Swollen paws can be a result of several different causes, which can make determining the best treatment route difficult. When your cat is suffering from a swollen paw, should you make an appointment with your veterinarian or wait it out?
Don't Give Your Cat Medication
Never give any over-the-counter or unused portions of prescriptions to your pet without consulting your veterinarian first. For additional information on aspirin and Tylenol®, please see the Veterinary Q & A: Aspirin article.
Common Causes of Swollen Paws
Soft tissue swelling could mean a few things: insect bite or sting, infection and abscessation, or blunt tissue damage. The first question to ask: is the paw painful?

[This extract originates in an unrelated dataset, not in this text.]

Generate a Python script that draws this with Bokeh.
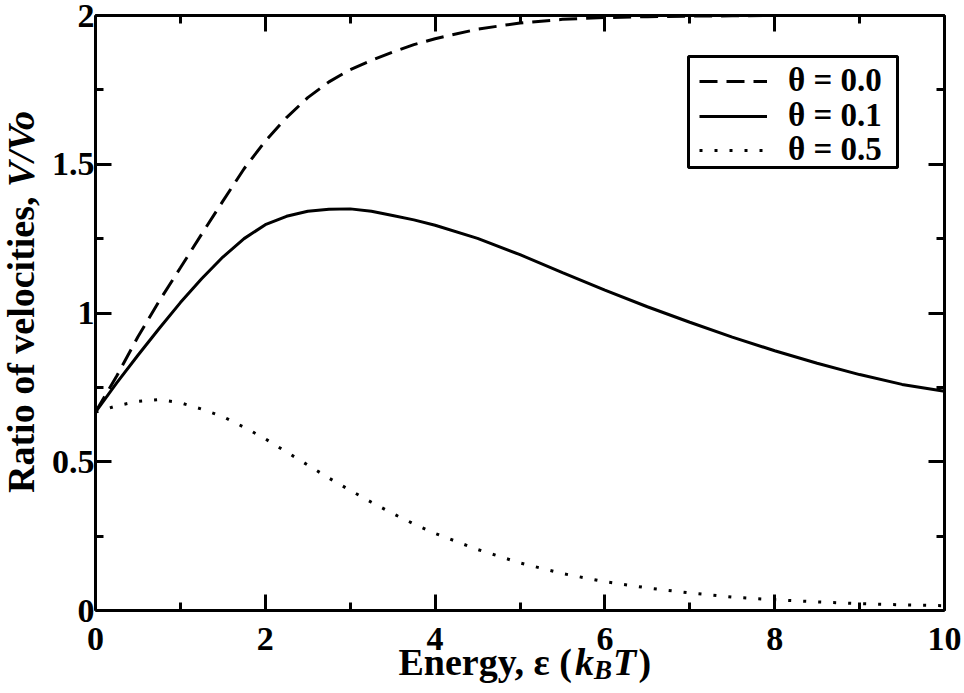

A bee sting can produce swelling very quickly, but it usually isn't too painful. (Cats are generally more prone to getting insect bites/stings on their paws from batting at bugs, whereas dogs typically get swollen lips from trying to snap at the bugs.) This is an allergic type of reaction, and if it doesn't get infected, will go down in 24 hours or less. Your veterinarian can administer or recommend medications to help reduce swelling and stop the allergic reaction.
Other bites/stings, such as those from spiders, scorpions or other insects can produce painful, nasty swellings with tissue necrosis (death).
It is wise to call your veterinarian as soon as you notice any swelling on the paws or elsewhere.
Punctures, bites, and other tissue trauma can also produce large swellings that are infected (pus-filled). These swellings are often are painful, depending on what stage of infection. Definitely give your veterinarian a call as soon as possible -- medications to treat each condition are different, and if untreated, can get considerably worse in a short time.
Please note: this article has been provided for informational purposes only. If your pet is showing any signs of illness, please consult a veterinarian as quickly as possible.